◆ Given instruction: The lines to extract run from the first line of the material below to the line containing "ax.lines[-1].set_dashes(ds)", both included; leave the pictures behind.

◆ Task inputs:
==*==

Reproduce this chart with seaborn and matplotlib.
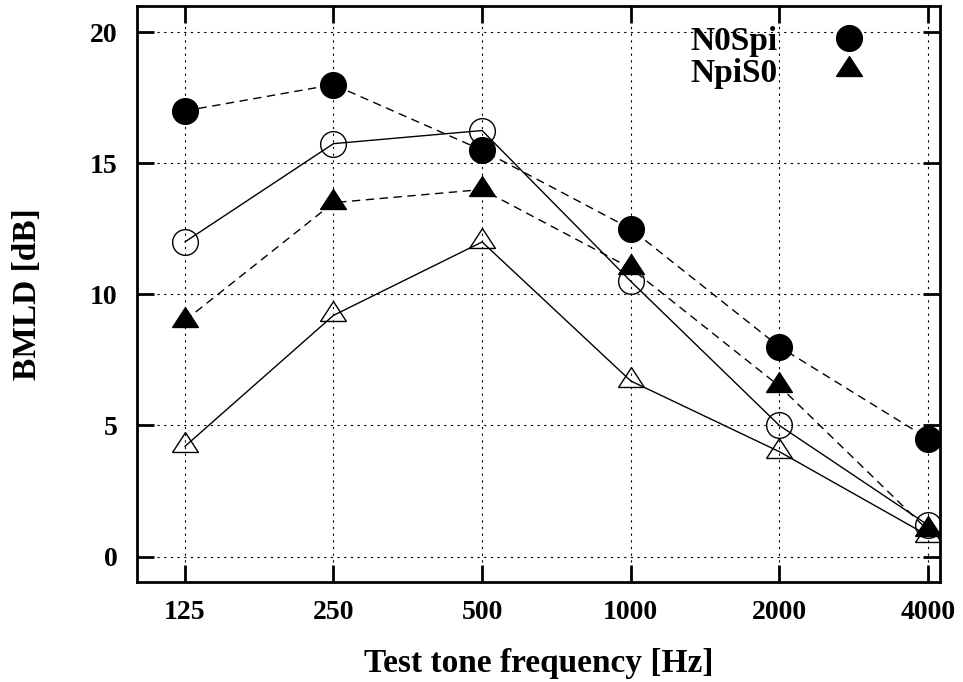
import matplotlib
matplotlib.use("Agg")
import matplotlib.pyplot as plt
from matplotlib.lines import Line2D
import seaborn as sns
import pandas as pd

freqs = [125, 250, 500, 1000, 2000, 4000]
n0spi_filled = [17.0, 18.0, 15.5, 12.5, 8.0, 4.5]
n0spi_open = [12.0, 15.75, 16.25, 10.5, 5.0, 1.2]
npis0_filled = [9.0, 13.5, 14.0, 11.0, 6.5, 1.0]
npis0_open = [4.2, 9.2, 12.0, 6.7, 4.0, 0.8]
xticks = [125, 250, 500, 1000, 2000, 4000]
yticks = [0, 5, 10, 15, 20]
legend_labels = ["N0Spi", "NpiS0"]

sns.set_theme(style="white")
plt.rcParams['font.family'] = ['Liberation Serif', 'DejaVu Serif']
plt.rcParams['font.weight'] = 'bold'
for k in ['text.color', 'axes.labelcolor', 'xtick.color', 'ytick.color',
          'xtick.labelcolor', 'ytick.labelcolor']:
    plt.rcParams[k] = 'black'

fig = plt.figure(figsize=(9.63, 6.82), dpi=100)
ax = fig.add_axes([137/963, 1-582/682, (940-137)/963, (582-6)/682])

tri = [(-0.93, -0.43), (0.93, -0.43), (0.0, 1.0), (-0.93, -0.43)]
circ_ms = 18.5
tri_ms = 20
dash = (6, 4)
series = [
    (n0spi_filled, 'o', circ_ms, 'black', dash),
    (n0spi_open, 'o', circ_ms, 'none', None),
    (npis0_filled, tri, tri_ms, 'black', dash),
    (npis0_open, tri, tri_ms, 'none', None),
]
for vals, mk, ms, fc, ds in series:
    df = pd.DataFrame({"f": freqs, "v": vals})
    sns.lineplot(data=df, x="f", y="v", ax=ax, color='black', lw=1.0,
                 marker=mk, markersize=ms, markerfacecolor=fc,
                 markeredgecolor='black', markeredgewidth=1.0)
    if ds:
        ax.lines[-1].set_dashes(ds)

ax.set_xscale('log')
ax.set_xlim(100, 4230)
ax.set_ylim(-0.97, 21.0)
ax.set_xticks(xticks)
ax.set_xticklabels([str(t) for t in xticks])
ax.minorticks_off()
ax.set_yticks(yticks)
ax.grid(True, which='major', linestyle=(0, (2, 4)), color='black', lw=0.8)
ax.tick_params(axis='both', which='major', direction='in', length=12, width=2,
               top=True, right=True, bottom=True, left=True,
               labelsize=20, color='black', labelcolor='black')
ax.tick_params(axis='y', pad=14)
ax.tick_params(axis='x', pad=13)
for lab in ax.get_xticklabels() + ax.get_yticklabels():
    lab.set_fontweight('bold')
for s in ax.spines.values():
    s.set_linewidth(2)
    s.set_color('black')

ax.set_xlabel("Test tone frequency [Hz]", fontsize=24, fontweight='bold', color='black')
ax.set_ylabel("BMLD [dB]", fontsize=24, fontweight='bold', color='black')
ax.xaxis.set_label_coords(0.5, (582-648)/576)
ax.yaxis.set_label_coords((43-137)/803, 0.5)

handles = [Line2D([], [], ls='none', marker='o', markersize=circ_ms, color='black'),
           Line2D([], [], ls='none', marker=tri, markersize=tri_ms, color='black')]
leg = ax.legend(handles, legend_labels, loc='upper right', markerfirst=False,
                frameon=False, prop={'size': 24, 'weight': 'bold'},
                handlelength=2.0, handletextpad=1.14, labelspacing=0.03,
                borderpad=0, borderaxespad=0,
                bbox_to_anchor=((882-137)/803, (582-26)/576))
for t in leg.get_texts():
    t.set_color('black')

fig.savefig("out.png", dpi=100)
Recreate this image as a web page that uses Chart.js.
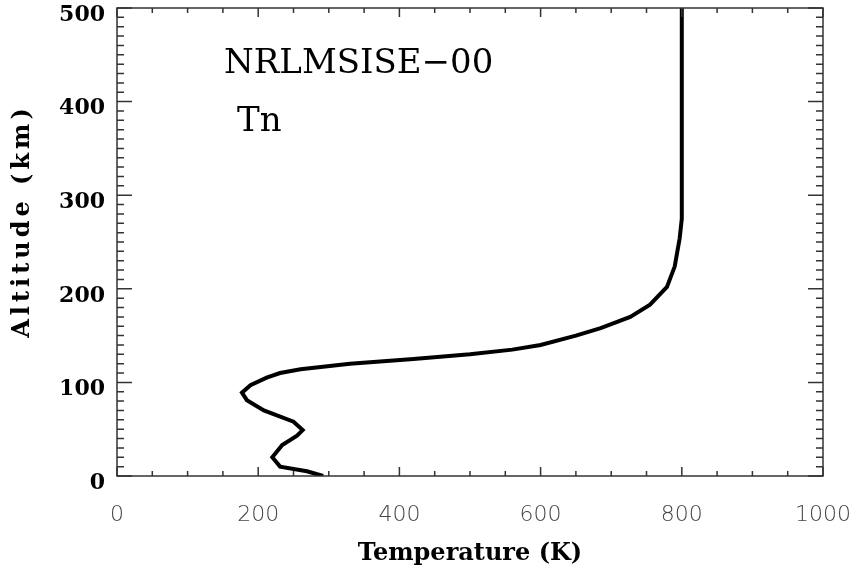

==*==

◆ Output for this task:
Reproduce this chart with seaborn and matplotlib.
import matplotlib
matplotlib.use("Agg")
import matplotlib.pyplot as plt
from matplotlib.lines import Line2D
import seaborn as sns
import pandas as pd

freqs = [125, 250, 500, 1000, 2000, 4000]
n0spi_filled = [17.0, 18.0, 15.5, 12.5, 8.0, 4.5]
n0spi_open = [12.0, 15.75, 16.25, 10.5, 5.0, 1.2]
npis0_filled = [9.0, 13.5, 14.0, 11.0, 6.5, 1.0]
npis0_open = [4.2, 9.2, 12.0, 6.7, 4.0, 0.8]
xticks = [125, 250, 500, 1000, 2000, 4000]
yticks = [0, 5, 10, 15, 20]
legend_labels = ["N0Spi", "NpiS0"]

sns.set_theme(style="white")
plt.rcParams['font.family'] = ['Liberation Serif', 'DejaVu Serif']
plt.rcParams['font.weight'] = 'bold'
for k in ['text.color', 'axes.labelcolor', 'xtick.color', 'ytick.color',
          'xtick.labelcolor', 'ytick.labelcolor']:
    plt.rcParams[k] = 'black'

fig = plt.figure(figsize=(9.63, 6.82), dpi=100)
ax = fig.add_axes([137/963, 1-582/682, (940-137)/963, (582-6)/682])

tri = [(-0.93, -0.43), (0.93, -0.43), (0.0, 1.0), (-0.93, -0.43)]
circ_ms = 18.5
tri_ms = 20
dash = (6, 4)
series = [
    (n0spi_filled, 'o', circ_ms, 'black', dash),
    (n0spi_open, 'o', circ_ms, 'none', None),
    (npis0_filled, tri, tri_ms, 'black', dash),
    (npis0_open, tri, tri_ms, 'none', None),
]
for vals, mk, ms, fc, ds in series:
    df = pd.DataFrame({"f": freqs, "v": vals})
    sns.lineplot(data=df, x="f", y="v", ax=ax, color='black', lw=1.0,
                 marker=mk, markersize=ms, markerfacecolor=fc,
                 markeredgecolor='black', markeredgewidth=1.0)
    if ds:
        ax.lines[-1].set_dashes(ds)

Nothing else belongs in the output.